Let’s start with some compliments. This film definitely had some style, some beautiful cinematography and great use of color. There is red everywhere in this film; some may say too much. For example, there is a scene where Katherine is watering her Red flowers with a Red spray bottle while Damien rides around on his scooter with Red spokes and Red handle bars with Red strawberry juice smeared on his face. One can pretty much pick out some very intentional red in almost every scene.

Mrs. Baylock feeds Damien strawberries. Red strawberries.

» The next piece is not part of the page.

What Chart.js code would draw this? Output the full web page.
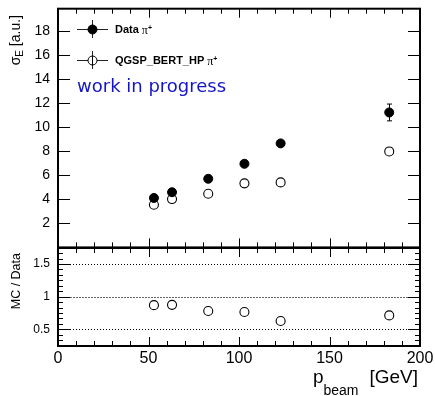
<!DOCTYPE html>
<html>
<head>
<meta charset="utf-8">
<script src="https://cdn.jsdelivr.net/npm/chart.js@4.4.1/dist/chart.umd.min.js"></script>
<style>
  html, body { margin: 0; padding: 0; background: #fff; }
  #wrap { position: relative; width: 435px; height: 396px; }
  canvas { position: absolute; left: 0; }
  #cTop { top: 0; }
  #cBot { top: 240px; }
</style>
</head>
<body>
<div id="wrap">
  <canvas id="cTop" width="435" height="253"></canvas>
  <canvas id="cBot" width="435" height="156"></canvas>
</div>
<script>
// values
const beamMomentum = [53, 63, 83, 103, 123, 183];
const sigmaData = [4.12, 4.60, 5.72, 6.97, 8.67, 11.25];
const sigmaDataErr = [0.08, 0.08, 0.10, 0.12, 0.15, 0.70];
const sigmaMC = [3.56, 4.03, 4.47, 5.34, 5.42, 8.00];
const ratioMC = [0.870, 0.875, 0.780, 0.766, 0.627, 0.713];
const xTicks = [0, 50, 100, 150, 200];
const sigmaTicks = [2, 4, 6, 8, 10, 12, 14, 16, 18];
const ratioTicks = [0.5, 1, 1.5];
const ratioLines = [0.5, 1, 1.5];

const fonte = '"Liberation Sans", Arial, Helvetica, sans-serif';

function pontos(xs, ys) {
    return xs.map((x, i) => ({ x: x, y: ys[i] }));
}

function linha(ctx, x1, y1, x2, y2) {
    ctx.beginPath();
    ctx.moveTo(x1, y1);
    ctx.lineTo(x2, y2);
    ctx.stroke();
}

// ROOT style frame with inward ticks
const moldura = {
    id: 'moldura',
    afterDraw(chart, args, opts) {
        const { ctx, chartArea: a, scales } = chart;
        ctx.save();
        ctx.strokeStyle = '#000';
        ctx.lineWidth = 1;
        for (let v = 0; v <= 200; v += 10) {
            const px = Math.round(scales.x.getPixelForValue(v)) + 0.5;
            const len = v % 50 === 0 ? 9 : 5;
            linha(ctx, px, a.bottom, px, a.bottom - len);
            linha(ctx, px, a.top, px, a.top + len);
        }
        opts.yMajor.forEach(v => {
            const py = Math.round(scales.y.getPixelForValue(v)) + 0.5;
            linha(ctx, a.left, py, a.left + 12, py);
            linha(ctx, a.right, py, a.right - 12, py);
        });
        (opts.yMinor || []).forEach(v => {
            const py = Math.round(scales.y.getPixelForValue(v)) + 0.5;
            linha(ctx, a.left, py, a.left + 5, py);
            linha(ctx, a.right, py, a.right - 5, py);
        });
        ctx.lineWidth = 2;
        ctx.strokeRect(a.left, a.top, a.right - a.left, a.bottom - a.top);
        ctx.restore();
    }
};

const barrasErro = {
    id: 'barrasErro',
    beforeDatasetsDraw(chart) {
        const { ctx, scales: { x, y } } = chart;
        chart.data.datasets.forEach(ds => {
            if (!ds.errors) return;
            ctx.save();
            ctx.strokeStyle = '#000';
            ctx.lineWidth = 1;
            ds.data.forEach((p, i) => {
                const px = Math.round(x.getPixelForValue(p.x)) + 0.5;
                const y1 = y.getPixelForValue(p.y - ds.errors[i]);
                const y2 = y.getPixelForValue(p.y + ds.errors[i]);
                linha(ctx, px, y1, px, y2);
                linha(ctx, px - 2.5, y1, px + 2.5, y1);
                linha(ctx, px - 2.5, y2, px + 2.5, y2);
            });
            ctx.restore();
        });
    }
};

const linhasRazao = {
    id: 'linhasRazao',
    beforeDatasetsDraw(chart) {
        const { ctx, chartArea: a, scales: { y } } = chart;
        ctx.save();
        ctx.lineWidth = 1;
        ratioLines.forEach(v => {
            const py = Math.round(y.getPixelForValue(v)) + 0.5;
            if (v === 1) {
                ctx.strokeStyle = '#666';
                ctx.setLineDash([2, 1]);
            } else {
                ctx.strokeStyle = '#000';
                ctx.setLineDash([1, 2]);
            }
            linha(ctx, a.left, py, a.right, py);
        });
        ctx.restore();
    }
};

function textoPi(ctx, x, y) {
    ctx.font = '12px "Liberation Serif", "Times New Roman", serif';
    ctx.fillText('π', x, y);
    const w = ctx.measureText('π').width;
    ctx.font = 'bold 7px ' + fonte;
    ctx.fillText('+', x + w, y - 4);
}

function entradaLegenda(ctx, y, cheio, texto) {
    ctx.strokeStyle = '#222';
    ctx.lineWidth = 1;
    linha(ctx, 77, y + 0.5, 108, y + 0.5);
    linha(ctx, 92.5, y - 9, 92.5, y + 9);
    ctx.beginPath();
    ctx.arc(92.5, y + 0.5, 4.5, 0, Math.PI * 2);
    ctx.fillStyle = cheio ? '#000' : '#fff';
    ctx.fill();
    ctx.strokeStyle = '#000';
    ctx.stroke();
    if (!cheio) linha(ctx, 92.5, y - 4, 92.5, y + 5);
    ctx.fillStyle = '#000';
    ctx.font = 'bold 11px ' + fonte;
    ctx.textBaseline = 'middle';
    ctx.fillText(texto, 115, y + 1);
    const w = ctx.measureText(texto).width;
    ctx.textBaseline = 'alphabetic';
    textoPi(ctx, 115 + w + 3, y + 5);
}

const decoracaoTopo = {
    id: 'decoracaoTopo',
    afterDraw(chart) {
        const ctx = chart.ctx;
        ctx.save();
        entradaLegenda(ctx, 29, true, 'Data');
        entradaLegenda(ctx, 60, false, 'QGSP_BERT_HP');

        ctx.fillStyle = '#1515c8';
        ctx.font = '18px "DejaVu Sans", sans-serif';
        ctx.textBaseline = 'alphabetic';
        ctx.fillText('work in progress', 77, 92);

        // y title, end aligned at the top
        ctx.fillStyle = '#000';
        ctx.translate(20, 15);
        ctx.rotate(-Math.PI / 2);
        ctx.font = '14px ' + fonte;
        const wUnid = ctx.measureText(' [a.u.]').width;
        const wSig = ctx.measureText('σ').width;
        ctx.font = '10px ' + fonte;
        const wE = ctx.measureText('E').width;
        let x0 = -(wUnid + wSig + wE);
        ctx.font = '14px ' + fonte;
        ctx.fillText('σ', x0, 0);
        ctx.font = '10px ' + fonte;
        ctx.fillText('E', x0 + wSig, 3);
        ctx.font = '14px ' + fonte;
        ctx.fillText(' [a.u.]', x0 + wSig + wE, 0);
        ctx.restore();
    }
};

const decoracaoBase = {
    id: 'decoracaoBase',
    afterDraw(chart) {
        const ctx = chart.ctx;
        ctx.save();
        ctx.fillStyle = '#000';
        ctx.textBaseline = 'alphabetic';
        ctx.font = '19px ' + fonte;
        ctx.fillText('p', 313, 143);
        ctx.textAlign = 'right';
        ctx.fillText('[GeV]', 418, 143);
        ctx.textAlign = 'left';
        ctx.font = '14px ' + fonte;
        ctx.fillText('beam', 323.5, 155);

        ctx.translate(20, 13);
        ctx.rotate(-Math.PI / 2);
        ctx.font = '12.5px ' + fonte;
        ctx.textAlign = 'right';
        ctx.fillText('MC / Data', 0, 0);
        ctx.restore();
    }
};

const graficoTopo = new Chart(document.getElementById('cTop'), {
    type: 'scatter',
    data: {
        datasets: [{
            label: 'Data π+',
            data: pontos(beamMomentum, sigmaData),
            errors: sigmaDataErr,
            pointRadius: 4.5,
            pointBackgroundColor: '#000',
            pointBorderColor: '#000',
            pointBorderWidth: 1
        }, {
            label: 'QGSP_BERT_HP π+',
            data: pontos(beamMomentum, sigmaMC),
            pointRadius: 4.5,
            pointBackgroundColor: '#fff',
            pointBorderColor: '#000',
            pointBorderWidth: 1.1
        }]
    },
    options: {
        responsive: false,
        animation: false,
        devicePixelRatio: 1,
        layout: { padding: { top: 8.7, right: 15, bottom: 2, left: 0 } },
        plugins: {
            legend: { display: false },
            tooltip: { enabled: false },
            moldura: { yMajor: sigmaTicks }
        },
        scales: {
            x: { type: 'linear', min: 0, max: 200, display: false },
            y: {
                min: 0,
                max: 19.9,
                grid: { display: false, drawTicks: false },
                border: { display: false },
                afterBuildTicks: s => { s.ticks = sigmaTicks.map(v => ({ value: v })); },
                afterFit: s => { s.width = 58; s.paddingTop = 0; s.paddingBottom = 0; },
                ticks: { font: { family: fonte, size: 14 }, color: '#000', padding: 8, autoSkip: false }
            }
        }
    },
    plugins: [barrasErro, moldura, decoracaoTopo]
});

const minorRazao = [];
for (let k = 3; k <= 20; k++) {
    if (k % 6 !== 0) minorRazao.push(k / 12);
}

const graficoBase = new Chart(document.getElementById('cBot'), {
    type: 'scatter',
    data: {
        datasets: [{
            label: 'MC / Data',
            data: pontos(beamMomentum, ratioMC),
            pointRadius: 4.5,
            pointBackgroundColor: '#fff',
            pointBorderColor: '#000',
            pointBorderWidth: 1.1
        }]
    },
    options: {
        responsive: false,
        animation: false,
        devicePixelRatio: 1,
        layout: { padding: { top: 8, right: 15, bottom: 0, left: 0 } },
        plugins: {
            legend: { display: false },
            tooltip: { enabled: false },
            moldura: { yMajor: ratioTicks, yMinor: minorRazao }
        },
        scales: {
            x: {
                type: 'linear',
                min: 0,
                max: 200,
                grid: { display: false, drawTicks: false },
                border: { display: false },
                afterBuildTicks: s => { s.ticks = xTicks.map(v => ({ value: v })); },
                afterFit: s => { s.height = 50; s.paddingLeft = 0; s.paddingRight = 0; },
                ticks: { font: { family: fonte, size: 16 }, color: '#000', padding: 3, autoSkip: false, maxRotation: 0 }
            },
            y: {
                min: 0.245,
                max: 1.745,
                grid: { display: false, drawTicks: false },
                border: { display: false },
                afterBuildTicks: s => { s.ticks = ratioTicks.map(v => ({ value: v })); },
                afterFit: s => { s.width = 58; s.paddingTop = 0; s.paddingBottom = 0; },
                ticks: { font: { family: fonte, size: 12 }, color: '#000', padding: 8, autoSkip: false, callback: v => String(v) }
            }
        }
    },
    plugins: [linhasRazao, moldura, decoracaoBase]
});
</script>
</body>
</html>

Also, while this movie isn’t scary, it does creepy well. One night Katherine comes downstairs looking for Damien. She sees him in the kitchen with the lights off and a knife in his hand, which startles her. She notices he is cutting a PB&J that he’s made for himself. He quietly takes the sandwich upstairs without speaking a word to his mother. Trust me, it’s creepy.

Damien, the Anti-Christ!

And the death scenes are fantastic! The highlight of the film really, which I’m not sure is a compliment. Which leads us to…

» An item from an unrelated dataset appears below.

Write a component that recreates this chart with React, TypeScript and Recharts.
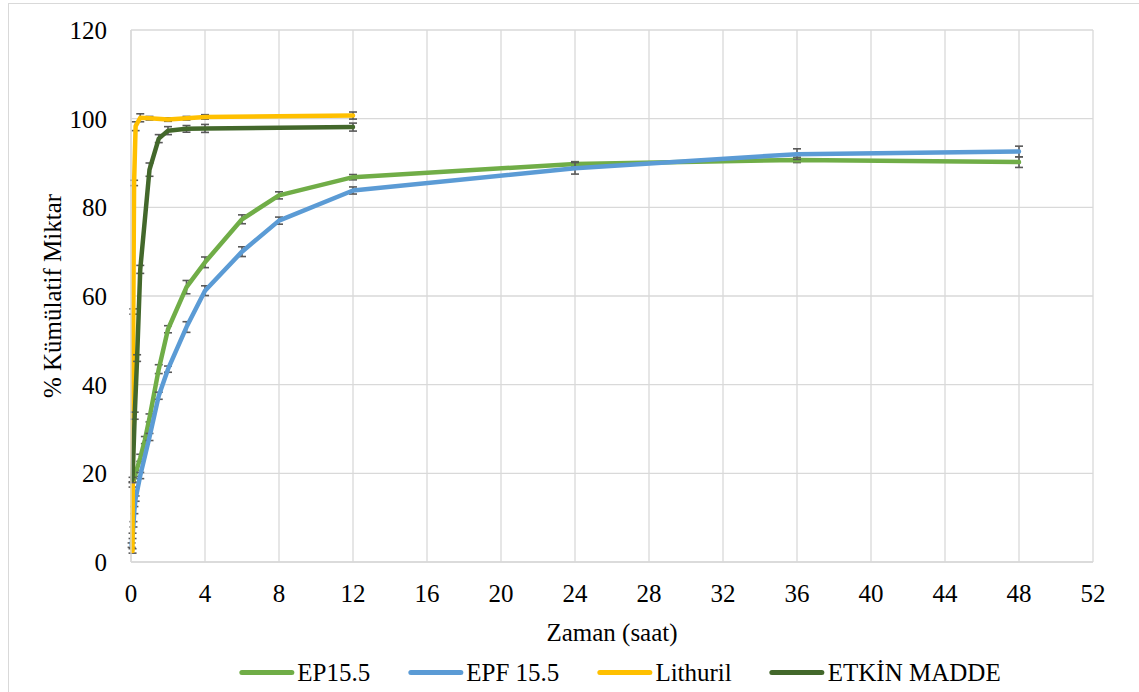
import { LineChart, Line, XAxis, YAxis, CartesianGrid, ErrorBar, Label } from "recharts";

const FONT = "'Liberation Serif', Tinos, 'Times New Roman', 'DejaVu Serif', serif";
const FS = 25;

const seriesNames = ["EP15.5", "EPF 15.5", "Lithuril", "ETKİN MADDE"];
const seriesColors = ["#70AD47", "#5B9BD5", "#FFC000", "#43682B"];

const xTicks = [0, 4, 8, 12, 16, 20, 24, 28, 32, 36, 40, 44, 48, 52];
const yTicks = [0, 20, 40, 60, 80, 100, 120];

// EP15.5
const ep155Time = [0.083, 0.25, 0.5, 0.75, 1, 1.5, 2, 3, 4, 6, 8, 12, 24, 36, 48];
const ep155Value = [17.5, 20, 23.5, 27.5, 32.5, 43.5, 52.5, 62, 67.6, 77.3, 82.7, 86.8, 89.8, 90.7, 90.2];
const ep155Err = [0.6, 0.7, 0.8, 0.8, 0.9, 1.0, 0.8, 1.5, 1.2, 1.0, 0.8, 0.6, 0.5, 0.6, 1.2];

// EPF 15.5
const epf155Time = [0.033, 0.083, 0.133, 0.183, 0.25, 0.5, 1, 1.5, 2, 3, 4, 6, 8, 12, 24, 36, 48];
const epf155Value = [3.8, 5.9, 8.5, 11.7, 14.3, 19.5, 28.2, 37.5, 43.5, 53, 61.2, 70, 77, 83.8, 88.8, 92, 92.6];
const epf155Err = [0.5, 0.6, 0.6, 0.8, 0.6, 0.7, 0.8, 0.8, 0.7, 1.2, 1.1, 1.1, 0.8, 0.8, 1.3, 1.2, 1.2];

// Lithuril
const lithTime = [0.083, 0.125, 0.167, 0.25, 0.5, 1, 2, 3, 4, 12];
const lithValue = [2.5, 56.5, 85.5, 98.3, 100.2, 100.1, 99.8, 100.1, 100.4, 100.7];
const lithErr = [0.5, 0.6, 0.6, 1.0, 0.9, 0.4, 0.4, 0.4, 0.5, 0.8];

// ETKİN MADDE
const etkinTime = [0.083, 0.2, 0.33, 0.5, 1, 1.5, 2, 3, 4, 12];
const etkinValue = [18.5, 33, 46, 66, 88.5, 95.5, 97.3, 97.7, 97.8, 98.1];
const etkinErr = [0.6, 0.8, 0.75, 0.9, 1.5, 0.9, 0.9, 0.75, 0.9, 0.9];

const toRows = (t: number[], v: number[], e: number[]) =>
  t.map((x, i) => ({ t: x, v: v[i], e: e[i] }));

const seriesData = [
  toRows(ep155Time, ep155Value, ep155Err),
  toRows(epf155Time, epf155Value, epf155Err),
  toRows(lithTime, lithValue, lithErr),
  toRows(etkinTime, etkinValue, etkinErr),
];

const XLabel = (props: any) => {
  const vb = props.viewBox || { x: 131, y: 562, width: 962, height: 130 };
  return (
    <text x={vb.x + vb.width / 2} y={vb.y + 78.5} textAnchor="middle" style={{ fontSize: FS, fontFamily: FONT }} fill="#000">
      Zaman (saat)
    </text>
  );
};

const YLabel = (props: any) => {
  const vb = props.viewBox || { x: 0, y: 30, width: 131, height: 532 };
  const cx = 61;
  const cy = vb.y + vb.height / 2;
  return (
    <text x={cx} y={cy} transform={`rotate(-90 ${cx} ${cy})`} textAnchor="middle" style={{ fontSize: FS, fontFamily: FONT }} fill="#000">
      % Kümülatif Miktar
    </text>
  );
};

const tickStyle = { fill: "#000", fontSize: FS, style: { fontFamily: FONT } };

export default function App() {
  return (
    <div style={{ position: "relative", width: 1139, height: 692, overflow: "hidden", background: "#fff", fontFamily: FONT }}>
      <style>{"body{margin:0}"}</style>
      <div style={{ position: "absolute", left: 8, top: 3, width: 1300, height: 900, border: "1px solid #D9D9D9" }} />
      <LineChart width={1139} height={692} margin={{ top: 30, right: 46, bottom: 0, left: 0 }}>
        <CartesianGrid stroke="#D9D9D9" strokeWidth={1.3} />
        <XAxis
          type="number"
          dataKey="t"
          domain={[0, 52]}
          ticks={xTicks}
          tickSize={0}
          tickMargin={22}
          tickLine={false}
          axisLine={{ stroke: "#D9D9D9", strokeWidth: 1.3 }}
          tick={tickStyle}
          height={130}
          allowDuplicatedCategory={false}
          label={<Label content={XLabel} />}
        />
        <YAxis
          type="number"
          domain={[0, 120]}
          ticks={yTicks}
          tickSize={0}
          tickMargin={24}
          tickLine={false}
          axisLine={{ stroke: "#D9D9D9", strokeWidth: 1.3 }}
          tick={tickStyle}
          width={131}
          label={<Label content={YLabel} />}
        />
        {seriesData.map((rows, i) => (
          <Line
            key={seriesNames[i]}
            name={seriesNames[i]}
            data={rows}
            dataKey="v"
            type="linear"
            stroke={seriesColors[i]}
            strokeWidth={4.5}
            strokeLinejoin="round"
            strokeLinecap="round"
            dot={false}
            activeDot={false}
            isAnimationActive={false}
          >
            <ErrorBar dataKey="e" direction="y" width={4} strokeWidth={1.6} stroke="#595959" isAnimationActive={false} />
          </Line>
        ))}
      </LineChart>
      <div
        style={{
          position: "absolute",
          left: 620,
          top: 660,
          transform: "translateX(-50%)",
          display: "flex",
          alignItems: "center",
          gap: 38,
          fontSize: FS,
          lineHeight: 1,
          color: "#000",
          whiteSpace: "nowrap",
        }}
      >
        {seriesNames.map((n, i) => (
          <div key={n} style={{ display: "flex", alignItems: "center" }}>
            <span style={{ display: "inline-block", width: 55, height: 4.5, borderRadius: 2.5, background: seriesColors[i], marginRight: 3 }} />
            <span>{n}</span>
          </div>
        ))}
      </div>
    </div>
  );
}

Critique: While the surface of the film looks good, there’s not much going on underneath. The characters are flat and uninteresting and it’s hard to care about anyone. Also, the first half of the film is very slow and boring, spending way too much time trying to explain what’s going on. Did you know the events of 9/11 are one of the signs of the apocalypse? It’s good to know such a tragedy could be used to benefit this film.

The film also requires a little too much suspension of disbelief. The kid is the Anti-Christ, fine, but how the heck is no one figuring this out? Especially once people start dying left and right. And why don’t Robert and Katherine realize that their new nanny is in league with the Devil and only there to protect the Anti-Christ? It’s so blatantly obvious she’s evil.

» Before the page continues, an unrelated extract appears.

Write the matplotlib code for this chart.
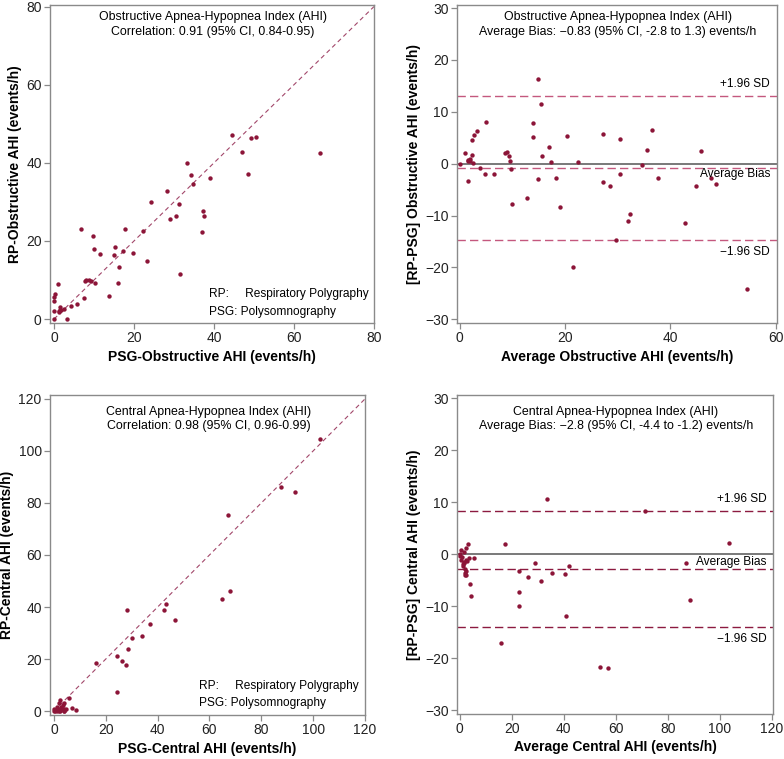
import numpy as np
import matplotlib
matplotlib.use("Agg")
import matplotlib.pyplot as plt

plt.rcParams['font.family'] = ['Liberation Sans', 'DejaVu Sans']

# Obstructive AHI (events/h)
obs_psg = [0.0, 0.0, 3.3, 1.25, 1.3, 1.45, 1.7, 0.0, 1.6, 2.45, 0.0, 0.2, 4.35, 5.7,
           1.1, 7.4, 7.7, 7.9, 8.7, 9.35, 10.3, 13.8, 16.05, 9.95, 11.45, 16.35, 6.75,
           9.65, 14.95, 15.3, 17.15, 19.75, 23.3, 17.75, 31.55, 22.25, 24.35, 29.1,
           30.6, 36.95, 31.35, 28.15, 37.4, 37.25, 34.8, 34.25, 33.3, 39.0, 48.5,
           47.05, 44.55, 49.2, 50.55, 66.6]
obs_rp = [0.0, 2.1, 0.0, 2.05, 1.9, 2.35, 2.3, 4.6, 3.2, 2.55, 5.6, 6.5, 3.45, 3.8,
          9.1, 5.5, 9.7, 10.1, 10.1, 9.85, 9.3, 6.0, 9.35, 17.85, 16.55, 13.45, 23.05,
          21.15, 16.45, 18.5, 17.45, 16.95, 14.9, 23.05, 11.65, 22.55, 30.05, 25.5,
          26.4, 22.25, 29.45, 32.85, 26.4, 27.55, 34.6, 36.95, 39.9, 36.2, 37.1,
          42.75, 47.05, 46.4, 46.65, 42.4]

# Central AHI (events/h)
cen_psg = [28.35, 67.1, 102.5, 16.3, 87.75, 93.0, 29.95, 43.3, 24.3, 37.25, 42.5,
           28.4, 33.95, 26.3, 27.75, 46.85, 24.45, 64.65, 68.1, 5.85, 6.85, 8.5,
           2.25, 2.0, 1.3, 0.0, 0.0, 0.25, 1.2, 1.2, 2.4, 2.9, 3.6, 3.85, 2.1, 3.65,
           3.95, 3.75, 4.0, 4.55, 2.4, 2.55]
cen_rp = [39.05, 75.5, 104.7, 18.3, 86.05, 84.2, 28.25, 41.1, 21.1, 33.55, 38.7,
          24.0, 28.85, 19.1, 17.85, 34.95, 7.35, 42.95, 46.3, 5.15, 1.15, 0.5,
          4.15, 3.2, 1.7, 0.9, 0.0, 0.0, 0.6, 0.1, 0.9, 1.7, 2.3, 3.15, 0.2, 0.75,
          0.65, 0.05, 0.0, 0.65, 0.2, 0.85]

# Bland-Altman limits (bias, +1.96 SD, -1.96 SD)
obs_limits = [-0.83, 13.1, -14.7]
cen_limits = [-2.8, 8.4, -13.9]

dot = '#8c1538'
spine_c = '#8a8a8a'

fig = plt.figure(figsize=(7.84, 7.59), dpi=100)
W, H = 784, 759


def make_ax(l, t, r, b):
    ax = fig.add_axes([l / W, 1 - b / H, (r - l) / W, (b - t) / H])
    for s in ax.spines.values():
        s.set_color(spine_c)
        s.set_linewidth(1.0)
    ax.tick_params(direction='out', length=4, width=0.9, color=spine_c,
                   labelsize=10, labelcolor='#222222', pad=2)
    return ax


def scatter_panel(ax, x, y, lim, step, title, corr, xl, yl, tops):
    ax.scatter(x, y, s=10, color=dot, linewidths=0, zorder=3)
    ax.plot([0, lim[1]], [0, lim[1]], ls=(0, (4, 3)), color='#a2476a', lw=0.8, zorder=2)
    ax.set_xlim(lim[0], lim[1])
    ax.set_ylim(lim[2], lim[3])
    ax.set_xticks(np.arange(0, lim[1] + 1, step))
    ax.set_yticks(np.arange(0, lim[1] + 1, step))
    ax.text(0.503, tops[0], title, transform=ax.transAxes, ha='center', va='center', fontsize=8.9)
    ax.text(0.503, tops[1], corr, transform=ax.transAxes, ha='center', va='center', fontsize=8.9)
    ax.text(tops[2], tops[3], 'RP:     Respiratory Polygraphy', transform=ax.transAxes,
            ha='left', va='center', fontsize=8.6)
    ax.text(tops[2], tops[4], 'PSG: Polysomnography', transform=ax.transAxes,
            ha='left', va='center', fontsize=8.6)
    ax.set_xlabel(xl, fontsize=10, fontweight='bold', labelpad=3)
    ax.set_ylabel(yl, fontsize=10, fontweight='bold', labelpad=3)


def ba_panel(ax, x, y, limits, lcol, xlim, xstep, title, bias, xl, yl, tops, lab_x, lab_y):
    x = np.asarray(x)
    y = np.asarray(y)
    mean = (x + y) / 2
    diff = y - x
    ax.axhline(0, color='#555555', lw=1.1, zorder=1)
    for v in limits:
        ax.axhline(v, color=lcol, lw=1.0, ls=(0, (6, 3)), zorder=1)
    ax.scatter(mean, diff, s=10, color=dot, linewidths=0, zorder=3)
    ax.set_xlim(xlim)
    ax.set_ylim(-30.7, 30.6)
    ax.set_xticks(np.arange(0, xlim[1] + 1, xstep))
    ax.set_yticks(np.arange(-30, 31, 10))
    ax.text(0.503, tops[0], title, transform=ax.transAxes, ha='center', va='center', fontsize=8.9)
    ax.text(0.503, tops[1], bias, transform=ax.transAxes, ha='center', va='center', fontsize=8.9)
    ax.text(lab_x, lab_y[0], '+1.96 SD', ha='right', va='center', fontsize=8.6)
    ax.text(lab_x, lab_y[1], 'Average Bias', ha='right', va='center', fontsize=8.6)
    ax.text(lab_x, lab_y[2], '\u22121.96 SD', ha='right', va='center', fontsize=8.6)
    ax.set_xlabel(xl, fontsize=10, fontweight='bold', labelpad=3)
    ax.set_ylabel(yl, fontsize=10, fontweight='bold', labelpad=3)


ax1 = make_ax(50, 5, 374, 323)
scatter_panel(ax1, obs_psg, obs_rp, (-1, 80, -1, 80.4), 20,
              'Obstructive Apnea-Hypopnea Index (AHI)',
              'Correlation: 0.91 (95% CI, 0.84-0.95)',
              'PSG-Obstructive AHI (events/h)', 'RP-Obstructive AHI (events/h)',
              (0.962, 0.915, 0.49, 0.091, 0.035))

ax2 = make_ax(457, 5, 777, 323)
ba_panel(ax2, obs_psg, obs_rp, obs_limits, '#c4587e', (-0.5, 60.25), 20,
         'Obstructive Apnea-Hypopnea Index (AHI)',
         'Average Bias: \u22120.83 (95% CI, -2.8 to 1.3) events/h',
         'Average Obstructive AHI (events/h)', '[RP-PSG] Obstructive AHI (events/h)',
         (0.962, 0.915), 58.9, (15.4, -1.9, -17.1))

ax3 = make_ax(50, 395, 365, 715)
scatter_panel(ax3, cen_psg, cen_rp, (-1.5, 120, -1.5, 121.5), 20,
              'Central Apnea-Hypopnea Index (AHI)',
              'Correlation: 0.98 (95% CI, 0.96-0.99)',
              'PSG-Central AHI (events/h)', 'RP-Central AHI (events/h)',
              (0.947, 0.903, 0.473, 0.092, 0.0375))

ax4 = make_ax(457, 395, 773, 714)
ba_panel(ax4, cen_psg, cen_rp, cen_limits, '#8c1a40', (-1, 120.5), 20,
         'Central Apnea-Hypopnea Index (AHI)',
         'Average Bias: \u22122.8 (95% CI, -4.4 to -1.2) events/h',
         'Average Central AHI (events/h)', '[RP-PSG] Central AHI (events/h)',
         (0.948, 0.904), 118, (10.7, -1.5, -16.3))

fig.savefig('out.png', dpi=100)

Could you sleep with that kid in your house?

To her credit, Katherine figures out what’s going on, but Robert won’t listen. He finally gets some sense talked into him when a paparazzo, Keith Jennings, shows him photos of the people who’ve died with mystical images in the photos hinting at their coming demise. Keith sees the image in a photo of himself and is determined to help solve the mystery.

This is the most interesting part of the film, when Robert and Keith travel across Europe unraveling the mystery of who Damien’s real mother is and what can be done to stop Damien before more die. Then tension really starts to build and the stakes start getting higher.

The acting overall is acceptable at best. Stiles still hasn’t proven herself, and lord knows she’s been given a few chances now, and Schreiber, who has proven himself, really doesn’t seem to know what to do with the character. In fact, the best acting in the film comes from Seamus Davey-Fitzpatrick, playing little Damien. He does creepy really well. Minor rolls are given to good actors like Mia Farrow as Mrs. Baylock, the nanny, and Michael Gambon as Bugenhagen, but again, they are given very little to work with.

If you’ve seen the original, you’ve seen the remake. While it may have seemed a good idea to bring on David Seltzer, who penned the original, I think it hurt the film. It’s far too similar to really be worth all the time and energy it takes to make a film. It has all the elements that made the first one great, the suicidal nanny, the impaled priest, but it seems they’re just doing it by the numbers instead of trying to do something really new with it. And this time around we’re missing Jerry Goldsmith’s classic score.

That said, it is one of the better remakes (especially horror) to come out of Hollywood in recent years. Oh yeah, and the ending is great!